Monday, March 26, 2018

Commas for Clarity

Would these sentences be improved by the addition of a comma?
In the days after the disaster the family had little to eat other than bread and little to do other than dwell on their hunger.

Though the image appears quite inoffensive at a distance, the artist has affixed to the painting cutouts of body parts from magazines and has incorporated clumps of elephant dung into the piece.
If you are like me, when you see a word combination such as “bread and…” in the first sentence, a part of your mind may be already thinking of possible combinations—bread and butter, bread and jam, and so on. The word and starts to attach itself in your mind to the word bread, and then you have to perform something of a double take when your reading brain finally realizes that the word and should properly be attached in this context not to bread but to the verb had. For the sake of clarity, then, wouldn’t it make sense to add a comma after bread, as a signal to the reader not to attach and to bread, even for a split second?

Similarly, in the second sentence, when you see the word combination “magazines and…” a part of your mind may already be thinking of a phrase such as magazines and newspapers. For the sake of clarity, wouldn’t it make sense to add a comma? A comma between the word magazines and the word and would help the reader understand more quickly that the word and should not be attached to the word magazines—that the sentence has a compound predicate, with and has incorporated structurally echoing the earlier has affixed.

Adding a comma for clarity in cases such as these seems to me like simple good sense, and a few authorities (particularly in Britain) are of like mind.

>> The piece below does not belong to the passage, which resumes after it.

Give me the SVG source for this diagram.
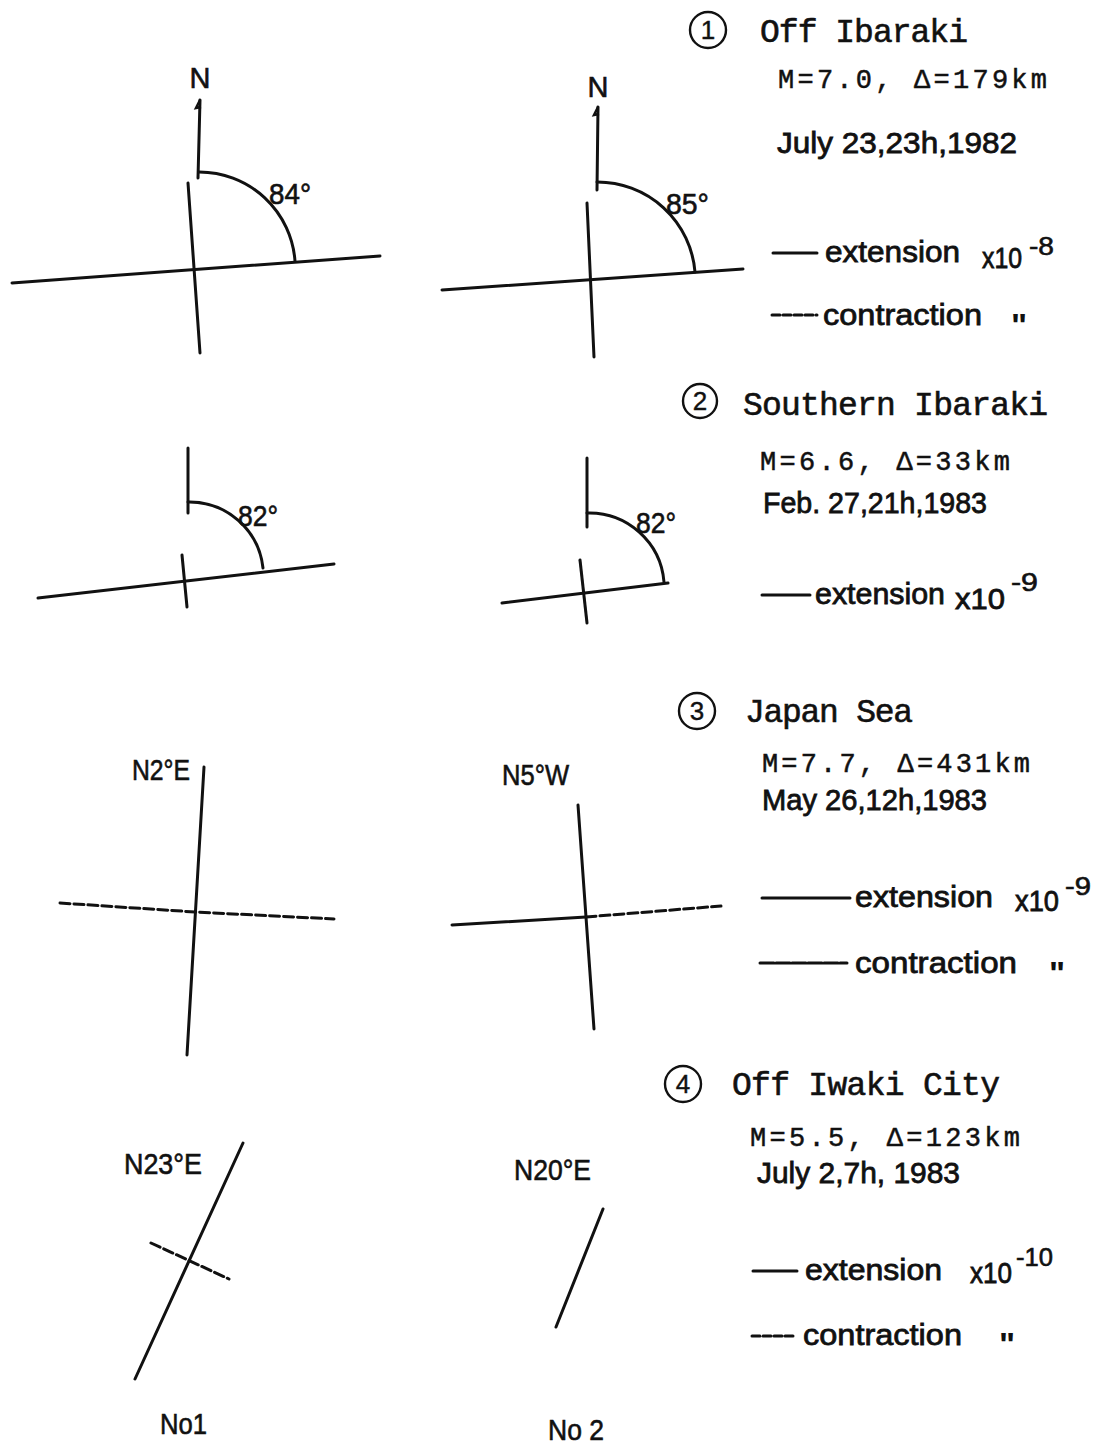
<svg xmlns="http://www.w3.org/2000/svg" width="1096" height="1445" viewBox="0 0 1096 1445">
<style>
.ln{stroke:#111;stroke-width:3;fill:none;stroke-linecap:round}
.th{stroke:#111;stroke-width:2.5;fill:none}
.dsh{stroke-dasharray:10 4}
.dsh2{stroke-dasharray:8 3}
.mono{font-family:"Liberation Mono","Courier New",monospace;font-size:33px;fill:#111;stroke:#111;stroke-width:0.6}
.mono2{font-family:"Liberation Mono","Courier New",monospace;font-size:27px;fill:#111;stroke:#111;stroke-width:0.5}
.sans{font-family:"Liberation Sans",Arial,sans-serif;font-size:30px;fill:#111;stroke:#111;stroke-width:0.8}
.lab{font-family:"Liberation Sans",Arial,sans-serif;font-size:29px;fill:#111;stroke:#111;stroke-width:0.6}
.sup{font-family:"Liberation Sans",Arial,sans-serif;font-size:25px;fill:#111;stroke:#111;stroke-width:0.6}
.dit{font-family:"Liberation Sans",Arial,sans-serif;font-size:34px;font-weight:bold;fill:#111}
.cnum{font-family:"Liberation Sans",Arial,sans-serif;font-size:26px;fill:#111;stroke:#111;stroke-width:0.4;text-anchor:middle}
.circ{fill:none;stroke:#111;stroke-width:2.4}
</style>
<rect width="1096" height="1445" fill="#fff"/>

<!-- Event 1 -->
<g id="e1-no1">
  <text class="lab" x="200" y="88" text-anchor="middle">N</text>
  <path class="ln" d="M200,100 L198,178"/>
  <path class="th" d="M200,100 L196,108 L201,107"/>
  <path class="ln" d="M188,183 L200,353"/>
  <path class="ln" d="M12,283 L380,256"/>
  <path class="ln" d="M199,172 A96,96 0 0 1 295,261"/>
  <text class="lab" x="269" y="204" textLength="42" lengthAdjust="spacingAndGlyphs">84°</text>
</g>
<g id="e1-no2">
  <text class="lab" x="598" y="97" text-anchor="middle">N</text>
  <path class="ln" d="M598,107 L597,190"/>
  <path class="th" d="M598,107 L594,115 L599,114"/>
  <path class="ln" d="M587,203 L594,357"/>
  <path class="ln" d="M442,290 L743,269"/>
  <path class="ln" d="M597,182 A98,98 0 0 1 695,272"/>
  <text class="lab" x="666" y="214" textLength="43" lengthAdjust="spacingAndGlyphs">85°</text>
</g>
<g id="e1-info">
  <circle class="circ" cx="708" cy="30" r="18"/>
  <text class="cnum" x="708" y="39">1</text>
  <text class="mono" x="760" y="42" textLength="208">Off Ibaraki</text>
  <text class="mono2" x="778" y="88" textLength="269">M=7.0, Δ=179km</text>
  <text class="sans" x="777" y="153" textLength="240" lengthAdjust="spacingAndGlyphs">July 23,23h,1982</text>
  <path class="ln" d="M773,253 L817,253"/>
  <text class="sans" x="825" y="262" textLength="135" lengthAdjust="spacingAndGlyphs">extension</text>
  <text class="sans" x="982" y="268" textLength="40" lengthAdjust="spacingAndGlyphs">x10</text>
  <text class="sup" x="1029" y="255" textLength="25" lengthAdjust="spacingAndGlyphs">-8</text>
  <path class="ln dsh2" d="M772,315 L817,315"/>
  <text class="sans" x="823" y="325" textLength="159" lengthAdjust="spacingAndGlyphs">contraction</text>
  <text class="dit" x="1011" y="337">"</text>
</g>

<!-- Event 2 -->
<g id="e2-no1">
  <path class="ln" d="M188,448 L188,513"/>
  <path class="ln" d="M182,555 L187,607"/>
  <path class="ln" d="M38,598 L334,564"/>
  <path class="ln" d="M188,502 A74,74 0 0 1 263,568"/>
  <text class="lab" x="238" y="526" textLength="40" lengthAdjust="spacingAndGlyphs">82°</text>
</g>
<g id="e2-no2">
  <path class="ln" d="M587,458 L587,527"/>
  <path class="ln" d="M580,560 L587,623"/>
  <path class="ln" d="M502,603 L668,583"/>
  <path class="ln" d="M587,513 A75,75 0 0 1 664,582"/>
  <text class="lab" x="636" y="533" textLength="40" lengthAdjust="spacingAndGlyphs">82°</text>
</g>
<g id="e2-info">
  <circle class="circ" cx="700" cy="401" r="17"/>
  <text class="cnum" x="700" y="410">2</text>
  <text class="mono" x="743" y="415" textLength="305">Southern Ibaraki</text>
  <text class="mono2" x="760" y="470" textLength="250">M=6.6, Δ=33km</text>
  <text class="sans" x="763" y="513" textLength="224" lengthAdjust="spacingAndGlyphs">Feb. 27,21h,1983</text>
  <path class="ln" d="M762,595 L810,595"/>
  <text class="sans" x="815" y="604" textLength="130" lengthAdjust="spacingAndGlyphs">extension</text>
  <text class="sans" x="955" y="609" textLength="50" lengthAdjust="spacingAndGlyphs">x10</text>
  <text class="sup" x="1011" y="591" textLength="27" lengthAdjust="spacingAndGlyphs">-9</text>
</g>

<!-- Event 3 -->
<g id="e3-no1">
  <text class="lab" x="132" y="780" textLength="58" lengthAdjust="spacingAndGlyphs">N2°E</text>
  <path class="ln" d="M204,767 L187,1055"/>
  <path class="ln dsh" d="M60,903 L195,912 L334,919"/>
</g>
<g id="e3-no2">
  <text class="lab" x="502" y="785" textLength="67" lengthAdjust="spacingAndGlyphs">N5°W</text>
  <path class="ln" d="M578,805 L594,1029"/>
  <path class="ln" d="M452,925 L586,917"/>
  <path class="ln dsh" d="M586,917 L721,906"/>
</g>
<g id="e3-info">
  <circle class="circ" cx="697" cy="711" r="18"/>
  <text class="cnum" x="697" y="720">3</text>
  <text class="mono" x="745" y="722" textLength="168">Japan Sea</text>
  <text class="mono2" x="762" y="772" textLength="268">M=7.7, Δ=431km</text>
  <text class="sans" x="762" y="810" textLength="225" lengthAdjust="spacingAndGlyphs">May 26,12h,1983</text>
  <path class="ln" d="M762,898 L850,898"/>
  <text class="sans" x="855" y="907" textLength="138" lengthAdjust="spacingAndGlyphs">extension</text>
  <text class="sans" x="1015" y="911" textLength="44" lengthAdjust="spacingAndGlyphs">x10</text>
  <text class="sup" x="1065" y="895" textLength="26" lengthAdjust="spacingAndGlyphs">-9</text>
  <path class="ln" stroke-dasharray="14 2" d="M760,963 L847,963"/>
  <text class="sans" x="855" y="973" textLength="162" lengthAdjust="spacingAndGlyphs">contraction</text>
  <text class="dit" x="1049" y="985">"</text>
</g>

<!-- Event 4 -->
<g id="e4-no1">
  <text class="lab" x="124" y="1174" textLength="78" lengthAdjust="spacingAndGlyphs">N23°E</text>
  <path class="ln" d="M243,1143 L135,1379"/>
  <path class="ln dsh" d="M151,1243 L229,1279"/>
  <text class="lab" x="160" y="1434" textLength="47" lengthAdjust="spacingAndGlyphs">No1</text>
</g>
<g id="e4-no2">
  <text class="lab" x="514" y="1180" textLength="77" lengthAdjust="spacingAndGlyphs">N20°E</text>
  <path class="ln" d="M603,1209 L556,1327"/>
  <text class="lab" x="548" y="1440" textLength="56" lengthAdjust="spacingAndGlyphs">No 2</text>
</g>
<g id="e4-info">
  <circle class="circ" cx="683" cy="1084" r="18"/>
  <text class="cnum" x="683" y="1093">4</text>
  <text class="mono" x="732" y="1095" textLength="268">Off Iwaki City</text>
  <text class="mono2" x="750" y="1146" textLength="270">M=5.5, Δ=123km</text>
  <text class="sans" x="757" y="1183" textLength="203" lengthAdjust="spacingAndGlyphs">July 2,7h, 1983</text>
  <path class="ln" d="M753,1271 L797,1271"/>
  <text class="sans" x="805" y="1280" textLength="137" lengthAdjust="spacingAndGlyphs">extension</text>
  <text class="sans" x="970" y="1283" textLength="42" lengthAdjust="spacingAndGlyphs">x10</text>
  <text class="sup" x="1016" y="1266" textLength="37" lengthAdjust="spacingAndGlyphs">-10</text>
  <path class="ln dsh2" d="M752,1336 L795,1336"/>
  <text class="sans" x="803" y="1345" textLength="159" lengthAdjust="spacingAndGlyphs">contraction</text>
  <text class="dit" x="999" y="1356">"</text>
</g>
</svg>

Not so in North America, where just about every language authority asserts that such sentences should never, ever be broken up by a comma in this way. We are told that, whereas a comma may be used—indeed, must be used—before a coordinating conjunction such as and when the coordinating conjunction is used to join two independent clauses, in other circumstances a comma should not normally appear before a coordinating conjunction (whether and or any of the six others*). Further, in the case of compound predicates, various authorities put forward the principle that a subject should not be separated from its predicate by a comma. To do so in a sentence with a compound predicate is termed by one authority “the worst punctuation mistake” of all.

Obviously one wouldn’t want to separate subject and predicate with a comma in a short sentence, but every authority in fact accepts commas between subject and predicate in at least one circumstance—the sentence with three or more predicates. Such sentences are treated as lists—which are also regarded as an exception to the rule that a comma should not appear before a coordinating conjunction unless the conjunction joins two independent clauses. Where lists are concerned, preferences vary as to whether the last item in the series should be preceded by a comma (this is the issue of the serial comma, or "Oxford comma."). But in a sentence such as the following, all authorities would agree that a comma should appear after the word bread—and most authorities would also endorse the use of a comma between the word warm and the word and:
In the days after the disaster the family possessed little to eat other than bread, could find little to keep them warm and had little to do except dwell on their discomfort. [no serial comma included]

In the days after the disaster the family possessed little to eat other than bread, could find little to keep them warm, and had little to do except dwell on their discomfort. [serial comma included]
An exception, then, is made in the case of lists—for clarity, in order to enable the reader to better understand the structure of the sentence. For precisely the same reasons, why not allow a comma to be used in the two examples cited in the first paragraph above? Why indeed? At the very least, I would argue, the inclusion of a comma in such circumstances should be considered an acceptable option.

I realize, of course, that I live in North America, where the trend has long been to use fewer commas than in Britain or some other parts of the English-speaking world. But that’s a matter of style rather than of correctness. If North American authorities want to recommend against the use of these sorts of commas, let them do so on the grounds of style—not by suggesting that to add a comma before the word and in sentences such as the one above is to contravene any logical set of grammatical rules.

*This issue arises with far greater frequency with and than it does with any of the other six coordinating conjunctions (but, for, nor, or, so, yet).